Below I just load a bunch of dependencies. I follow this with a GBQ query to get the data. I then do some data cleaning. Finally, I split the data into train and test sets.    

A political engagement indicator was created, scored 1 if the voter participated in the 2020 primary, as well as the 2018 primary and general elections. 


In [2]:
import tensorflow as tf
import os
import pandas as pd
from datetime import datetime
os.environ['GOOGLE_APPLICATION_CREDENTIALS'] = "/Users/Chris/Dropbox/Keys/az-voter-file-30395362c45b.json"
from google.cloud import bigquery
from sklearn.preprocessing import MinMaxScaler
import pandas_gbq
bqclient = bigquery.Client()
project_id = "az-voter-file"
import numpy as np
from tensorflow import keras
from tensorflow.keras import layers
from sklearn.model_selection import train_test_split

I query the BQ below.

In [None]:
### Formulate the SQL query to pull the data from BigQuery


query = """
    SELECT 
    geo_id,
    registrant_id,
    general_2020,
    primary_2020,
    general_2018,
    primary_2018,
    general_2016,
    primary_2016,
    general_2014,
    bachelors_degree_2,
    poverty,
    total_pop,
    birth_year,
    registration_date,
    registration_change,
    median_age,
    median_income,
    white_pop,
    black_pop,
    asian_pop,
    hispanic_pop,
    amerindian_pop,
    gini_index,
    housing_units,
    children,
    employed_pop,
    armed_forces,
    pop_in_labor_force,
    in_undergrad_college,
    speak_only_english_at_home,
    less_than_high_school_graduate,
    P1_001N as total_district,
    P1_003N as white_district,
    P1_004N as black_district,
    P1_005N as indian_district,
    P1_006N as asian_district,
    P4_001N as total_ethnicity,
    P4_002N as latino,
FROM `az-voter-file.az_file.clean_data_machine_learning`
"""

df = pandas_gbq.read_gbq(query, project_id=project_id)
df.to_pickle('voter_file00_00_02.pkl') ## For later load, not to sync.
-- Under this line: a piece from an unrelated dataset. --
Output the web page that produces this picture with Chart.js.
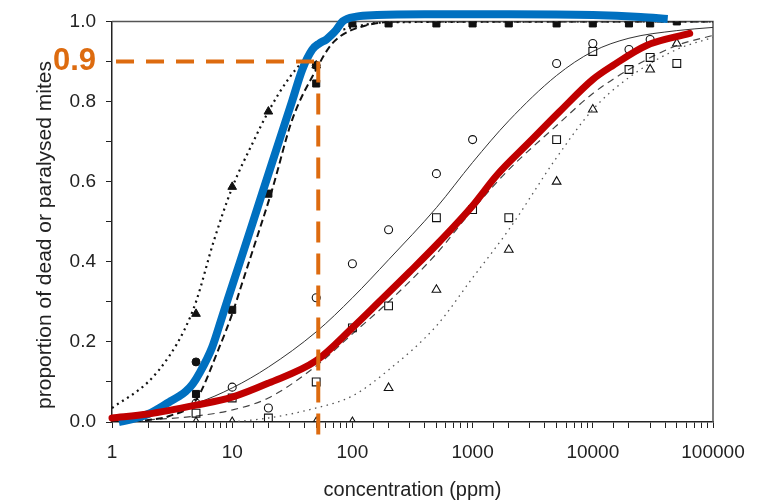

This is pretty rudimentary, and likely overkill, but we can compare it to far simpler measures as well. I created a variable, called "engaged, that is 1 if the voter participated in the 2020 primary, as well as the 2018 primary and general elections. I then split the data in half, into a test set and a train set. I then train a model on the train set, and test it on the test set. The model I use is a "neural network" with an input layer, 4 hidden layers, and an output layer. I tested this, specifying different parameterizations and hidden layers. It really doesn't matter. I hit about 85% accuracy, which is marginal, but far better than chance for these data. The features I use to train the model are, primary and general election voting prior to 2018, as well as the following characteristics measured at the  characteristics:
_________
### Voter Level Information
______
* 'general_2016', 
* 'bachelors_degree_2',
* 'primary_2016', 
* 'general_2014', 
* 'registration_change',
* 'registration_date',
* 'age'
_________
### Tract level Information
_________
* 'poverty',
* 'age', 
* 'median_age', 
* 'median_income',
* 'white_pop', 
* 'black_pop', 
* 'asian_pop', 
* 'hispanic_pop', 
* 'amerindian_pop', 
* 'gini_index', 
* 'housing_units', 
* 'employed_pop' 

All variables were 0-1 standardized prior to analysis.



In [26]:
df = pd.read_pickle('voter_file00_00_02.pkl')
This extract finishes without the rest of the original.